His leprosy progressed until, for nearly a

year, he lay immobile in bed, unable to bend his swollen joints.

His

family heard about Troeung and bought him here for treatment. He is much better

now, can move his arms and legs, but his fingers remain twisted. Much of the

skin on his body is discolored, course and patchy, like ragged

leather.

"I will stay here forever because back at my village I'm the

only one who has this disease and it's very shameful," says Sokhom, who has no

idea how he got leprosy.

The village chief, Try Sorn, 55, was sent to

Troeung from Kampot province when he was 21.

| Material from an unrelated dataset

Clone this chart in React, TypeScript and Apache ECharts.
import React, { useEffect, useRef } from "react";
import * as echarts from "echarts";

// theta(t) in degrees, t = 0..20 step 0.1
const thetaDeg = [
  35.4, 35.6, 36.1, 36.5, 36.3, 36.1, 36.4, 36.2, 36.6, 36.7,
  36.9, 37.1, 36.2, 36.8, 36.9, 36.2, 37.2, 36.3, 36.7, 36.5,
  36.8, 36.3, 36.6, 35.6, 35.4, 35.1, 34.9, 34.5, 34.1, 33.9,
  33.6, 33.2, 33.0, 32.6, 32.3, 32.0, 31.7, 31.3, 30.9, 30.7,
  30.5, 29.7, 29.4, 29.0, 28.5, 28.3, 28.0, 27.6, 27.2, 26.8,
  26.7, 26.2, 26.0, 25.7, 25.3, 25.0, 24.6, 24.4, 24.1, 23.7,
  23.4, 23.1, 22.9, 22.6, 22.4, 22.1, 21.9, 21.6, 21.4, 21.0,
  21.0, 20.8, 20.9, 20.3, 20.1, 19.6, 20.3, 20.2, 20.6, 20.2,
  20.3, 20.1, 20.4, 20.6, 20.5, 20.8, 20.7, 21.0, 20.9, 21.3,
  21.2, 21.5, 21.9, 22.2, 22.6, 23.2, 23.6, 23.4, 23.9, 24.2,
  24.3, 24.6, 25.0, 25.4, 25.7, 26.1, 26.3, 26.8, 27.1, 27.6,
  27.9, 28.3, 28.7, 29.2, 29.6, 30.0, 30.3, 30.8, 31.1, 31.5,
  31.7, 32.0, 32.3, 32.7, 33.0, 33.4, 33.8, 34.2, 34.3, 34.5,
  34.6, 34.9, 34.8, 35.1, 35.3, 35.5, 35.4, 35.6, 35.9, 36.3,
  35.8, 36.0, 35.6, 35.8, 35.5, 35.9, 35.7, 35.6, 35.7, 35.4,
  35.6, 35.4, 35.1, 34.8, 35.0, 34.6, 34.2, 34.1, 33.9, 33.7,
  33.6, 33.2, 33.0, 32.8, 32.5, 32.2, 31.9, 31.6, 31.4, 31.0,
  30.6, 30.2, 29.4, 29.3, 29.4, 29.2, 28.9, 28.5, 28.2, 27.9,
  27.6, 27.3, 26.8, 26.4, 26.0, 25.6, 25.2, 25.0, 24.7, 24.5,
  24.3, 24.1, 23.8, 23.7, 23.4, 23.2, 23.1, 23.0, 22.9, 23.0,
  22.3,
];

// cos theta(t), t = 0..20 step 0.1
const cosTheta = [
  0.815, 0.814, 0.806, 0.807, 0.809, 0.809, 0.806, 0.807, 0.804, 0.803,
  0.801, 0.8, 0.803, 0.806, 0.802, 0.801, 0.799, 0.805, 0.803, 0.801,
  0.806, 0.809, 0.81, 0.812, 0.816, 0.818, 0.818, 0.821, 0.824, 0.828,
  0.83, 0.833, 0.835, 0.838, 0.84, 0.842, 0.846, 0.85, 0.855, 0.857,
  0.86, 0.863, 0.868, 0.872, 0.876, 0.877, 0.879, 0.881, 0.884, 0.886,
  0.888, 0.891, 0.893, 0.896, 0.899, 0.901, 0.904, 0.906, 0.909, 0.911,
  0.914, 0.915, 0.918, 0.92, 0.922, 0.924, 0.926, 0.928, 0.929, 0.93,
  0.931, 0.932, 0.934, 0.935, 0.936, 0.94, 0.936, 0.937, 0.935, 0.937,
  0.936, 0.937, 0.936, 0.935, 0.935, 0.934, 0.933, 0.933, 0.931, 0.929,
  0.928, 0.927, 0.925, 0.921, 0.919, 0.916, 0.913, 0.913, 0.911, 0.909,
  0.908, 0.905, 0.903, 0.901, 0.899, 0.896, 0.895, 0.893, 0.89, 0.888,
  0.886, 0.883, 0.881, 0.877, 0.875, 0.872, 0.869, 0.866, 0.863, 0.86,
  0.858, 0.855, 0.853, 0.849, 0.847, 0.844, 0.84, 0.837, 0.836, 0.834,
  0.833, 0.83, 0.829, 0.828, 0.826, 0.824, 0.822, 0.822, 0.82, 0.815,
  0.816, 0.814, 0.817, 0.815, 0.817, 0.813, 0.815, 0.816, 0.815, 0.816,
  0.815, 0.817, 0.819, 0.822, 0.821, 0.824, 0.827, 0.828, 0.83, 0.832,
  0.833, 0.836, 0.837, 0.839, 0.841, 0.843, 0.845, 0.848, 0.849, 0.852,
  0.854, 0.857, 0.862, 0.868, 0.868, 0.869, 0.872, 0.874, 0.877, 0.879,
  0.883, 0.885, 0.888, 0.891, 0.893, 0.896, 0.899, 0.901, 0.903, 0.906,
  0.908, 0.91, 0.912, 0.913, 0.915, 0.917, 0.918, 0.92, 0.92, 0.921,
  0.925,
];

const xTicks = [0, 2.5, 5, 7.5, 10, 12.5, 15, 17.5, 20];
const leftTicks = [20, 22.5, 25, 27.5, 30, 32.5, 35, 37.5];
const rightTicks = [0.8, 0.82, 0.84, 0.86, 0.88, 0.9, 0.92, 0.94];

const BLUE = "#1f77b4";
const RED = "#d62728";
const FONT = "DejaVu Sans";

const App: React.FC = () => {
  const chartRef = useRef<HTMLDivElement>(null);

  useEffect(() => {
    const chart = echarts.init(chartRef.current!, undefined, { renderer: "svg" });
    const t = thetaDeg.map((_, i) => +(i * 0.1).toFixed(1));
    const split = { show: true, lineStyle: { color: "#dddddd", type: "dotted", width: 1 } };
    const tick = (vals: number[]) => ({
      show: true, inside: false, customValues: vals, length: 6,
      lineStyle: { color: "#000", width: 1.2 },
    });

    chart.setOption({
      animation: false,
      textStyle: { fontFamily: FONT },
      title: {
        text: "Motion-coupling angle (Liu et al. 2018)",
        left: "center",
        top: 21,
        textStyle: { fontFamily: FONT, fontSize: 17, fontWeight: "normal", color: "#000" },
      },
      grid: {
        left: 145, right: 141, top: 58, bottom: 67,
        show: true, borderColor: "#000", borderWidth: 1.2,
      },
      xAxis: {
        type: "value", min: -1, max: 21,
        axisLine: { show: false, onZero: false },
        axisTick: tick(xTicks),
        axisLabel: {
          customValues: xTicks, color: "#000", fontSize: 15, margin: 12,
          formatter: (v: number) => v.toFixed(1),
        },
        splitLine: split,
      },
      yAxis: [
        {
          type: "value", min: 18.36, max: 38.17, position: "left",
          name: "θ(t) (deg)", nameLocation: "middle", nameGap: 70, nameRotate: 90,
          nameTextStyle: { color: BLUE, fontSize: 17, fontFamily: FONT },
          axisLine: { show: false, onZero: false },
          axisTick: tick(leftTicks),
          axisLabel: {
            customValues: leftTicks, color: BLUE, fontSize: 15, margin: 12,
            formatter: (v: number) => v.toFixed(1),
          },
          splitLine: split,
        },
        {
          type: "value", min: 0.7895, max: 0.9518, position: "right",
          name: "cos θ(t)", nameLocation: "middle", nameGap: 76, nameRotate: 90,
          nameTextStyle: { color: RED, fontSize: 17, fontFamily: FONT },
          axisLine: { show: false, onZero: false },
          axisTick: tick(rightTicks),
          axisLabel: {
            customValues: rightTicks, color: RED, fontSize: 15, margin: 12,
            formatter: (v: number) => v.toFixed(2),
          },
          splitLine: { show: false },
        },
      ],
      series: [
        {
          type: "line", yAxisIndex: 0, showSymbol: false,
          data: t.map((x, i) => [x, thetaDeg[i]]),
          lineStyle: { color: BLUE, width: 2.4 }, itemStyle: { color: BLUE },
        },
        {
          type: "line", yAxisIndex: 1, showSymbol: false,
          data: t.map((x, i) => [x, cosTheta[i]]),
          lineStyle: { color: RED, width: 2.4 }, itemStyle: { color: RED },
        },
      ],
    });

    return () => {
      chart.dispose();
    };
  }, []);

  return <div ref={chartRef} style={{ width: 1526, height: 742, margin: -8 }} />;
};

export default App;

He was cured of leprosy, and

even given a certificate saying he was not infectious, but shame prevented him

returning home.

Life was good under the Sihanouk regime, he says. Lepers

and their families received weekly supplies of rice, fish, pork and beef from

the government.

Later, during the Khmer Rouge years, he and the other

lepers were forced to leave and work in the fields around the

district.

Those whose disabilities prevented them from doing enough work

to satisfy the KR cadre were told to return to Troeung to go to the hospital, he

says. Not knowing the village had been turned into a prison camp, they were

killed there.

Today, Sorn says, the government's policy is that lepers

cured of the disease should not stay at Troeung.

Provincial authorities

give rice - supposedly 15kg a month but sometimes only every two or three months

- to around 100 people who actively carry the disease.

The Don Bosco NGO

dug a well at Troeung and donated a water urn to each house, but Sorn says there

has been no other aid.

Yin Sot, a nurse who acts as director of the

Troeung hospital, says he has occasionally turned away lepers because of a lack

of medicine from the Kompong Cham provincial hospital.

Two or three

lepers arrive at Troeung each week, says Sot. Those from villages 10-15km away

are given a course of medicine, and sent home. Those from afar stay at

Troeung.

"One woman was brought here yesterday and abandoned by her

husband. She is basically paralyzed, she can barely walk."

In its

advanced stages, leprosy causes the bones in fingers and toes to curl and, along

with the face and nose, eventually decay and "shrink" Some victims request their

fingers and toes be amputated to help stop the disease spreading.

Sot

says leprosy is relatively easily treated with oral medicine. Its progress can

be stopped, and the patient cured, but skin and bone already damaged remains so

forever.

Providing patients take their medicine properly, they should not

pass it on to their children or other relatives. Sot, who spends most of his

time monitoring the children of Troeung lepers, says very few get the

disease.

For them, there may be the chance to leave and build another

life. Their parents, with withered skin and bones, have no such hope.